Looking Back to Look Forward
Polly Nordstrand (Hopi-Norwegian)
Polly Nordstrand examines Native art writing published since 1990 as a means of assessing progress in Native art. She begins with Lucy Lippard’s 1990, Mixed Blessings: New Art in a Multicultural America, which looks at Asian-, African-, and Latin American art, as well as Native American art. It stands out because it is not a catalog and covers contemporary and experimental Native artists that have been underrepresented.
Since Native art is left out of mainstream art history texts, exhibit catalogs are particularly important. Rennard Strickland and Margaret Archuleta’s 1993 Shared Visions: Native American Painters and Sculptors in the Twentieth Century is a catalog accompanying a major exhibit responding to the quincentennial of Columbus’ arrival in the American. Strickland and Archuleta voice the desire for Native artists to achieve visibility, an ongoing sentiment, echoed in David W. Penney’s 2004 North American Indian Art. Shared Visions traces the influence of federal Indian policy on 20th century Native arts, and Nordstrand feels this casts the artists in the role of the victim (146). She wonders if survival narratives are compelling or relevant to mainstream society.
In the 2002 After the Storm: The Eiteljorg Fellowship for Native American Fine Art, 2001, edited by Jackson Rushing, writer Colleen Cutschall (Oglala Lakota) compares cross-cultural communication in art as aboriginal multi-lingualism” (151).

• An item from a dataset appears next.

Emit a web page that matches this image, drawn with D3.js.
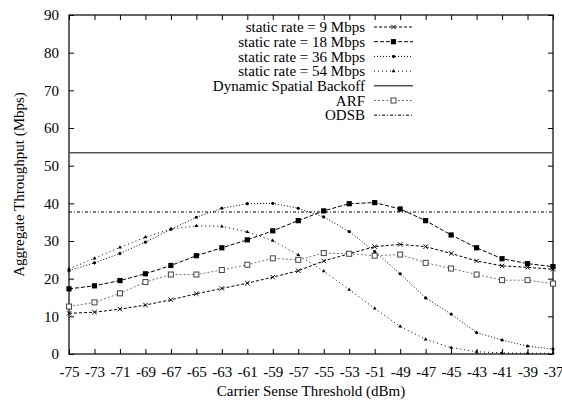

Nordstrand points out the lack of critical review of Native American art by the art world, but looks at one art magazine with an issue dedicated to Native art: the 1992 volume of Art Journal Vol. 51 (1992) No. 3 (Fall), co-edited by Jackson Rushing and Kay WalkingStick (Cherokee/Winnebago). The lack of art criticism and lack of judgments is a widespread problem that exists throughout the art world. Nancy Mithlo (Chiricahua Apache) writes, “the purpose of contemporary Native arts criticism in a more proactive frame of reference is less about what others think (getting in and being witnessed by others as in a ceremony) and more about what we thinking of ourselves in relationship with others” (152).
Since catalogs are geared towards a general readership, Nordstrom argues that they are no substitute for scholarly art history. She criticizes Janet Berlo and Ruth Phillips’ 1998 Native North American Art for bending interpretations of art terminology, specific the term “modern,” in respect to Native art.
She mentions the catalog for the 2004 National Museum of the American Indian exhibit, Native Modernisms: The Art of George Morrison and Allan Houser, edited by Truman Lowe, 2005. Finally looking at Linda B. Eaton’s 1990 A Separate Vision: Case Studies of Four Contemporary Indian Artists, Nordstrand asks, “Can we identify true movements and aesthetics in history of art by American Indians?” (156).
The last two decades have seen a groundswell of books about Native art, including an increasing number of monographs. More Native writers are publishing and some tribes and tribal schools have their own presses. This bodes well for generating realistic art histories, and there are far more works than could ever be examined in a single essay.
I hadn't ever really thought about the fact that North American Native art is not included in general art history catalogues. Living in Oklahoma and attending OU, I have the opportunity to see and learn about native art history but I do find it quite appalling that others don't. I am currently doing research on a Mimbres paper for a SW Archaeology class: incredible beauty and mysticism!
You're in a good spot with the new donations to the Fred Jones Jr. Museum. Also if you get a chance to visit the Gilcrease collection in Tulsa, they have an amazing ceramics collection. It's true, when I hear people talk about how they never got to study Native American history or art in school, I realize I've been really spoiled. Even in less-than-stellar public schools in Muskogee, we studied Native history in elementary school.